O combate à fome, ao desemprego, argumentou Alegre, faz-se «dentro da democracia». É «muito perigoso alimentar sentimentos anti-politicos e até antidemocracia». Um candidato «tem a responsablidade de ter muito cuidado nas afirmações». O discurso «do homem providencial. Sabemos como isso acaba», concluiu, numa alusão ao regime salazarista.
Nobre protestou - «Era o que faltava. Não sou demagogo nem populista» - e insistiu num discurso social e na sua legitimidade como candidato.
Questionado sobre a sua posição perante as medidas de austeridade, Alegre voltou a dizer que não tinha que fazer apelos à greve geral e disse «que os sindicalistas não têm dúvidas sobre a minha posição» - uma referência, cifrada, para os espectadores, ao facto de ontem ter sido divulgado um documento assinado por sindicalistas da CGTP e da UGT, de apoio a Alegre, em que este candidato se compromete a defender os direitos laborais e o Estado Social.
Na inevitável discussão do Orçamento do Estado, Alegre sacudiu o seu comprometimento com o documento, mas assumiu que preferia ter um OE ao colapso que o contrário implicaria.
Sobre o anúncio recente, entre as 50 medidas do Governo, para a competitividade, da criação de um fundo para despedir trabalhadores, cujo financiamento levanta suspeitas de que será parcialmente custeado pelos trabalhadores, Alegre teve uma curiosa expressão para se eximir a uma opinião definitiva: «Primeiro, é preciso saber de onde vem a massa».
Antes das declarações finais, Nobre ainda fez uma pequena provocação, citando Miguel Torga, um poeta que andou na boca de Alegre, na campanha de 2006, insistindo que o adversário era um politico acomodado.
Resposta: «Nunca fui uma pessoa acomodada.

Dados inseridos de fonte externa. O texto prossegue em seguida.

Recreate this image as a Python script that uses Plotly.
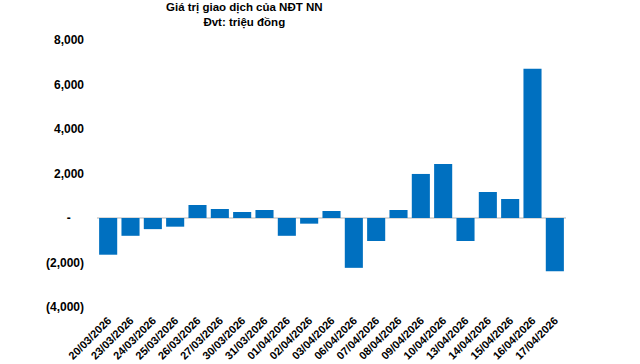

Estou preparado para dialogar com todos, com os parceiros sociais». Finalmente, Alegre atacaou Cavaco: «Os portugueses estão cansados de discursos sem chama. Uma nação não é só numeros. Precisa de um Presidente que garanta os direitos fundamentais».
Teatral, Nobre virou pediu para falar directamente aos portugueses. «Sou livre e independente», disse, mas «exigente». «Não estou para continuar percursos que nos conduziram a um beco». E pediu aos jovens que «não se acomodem e que ousem sonhar».
Estava terminado o 'derby da esquerda socialista'. Sem gritos mas com bastante combatividade verbal.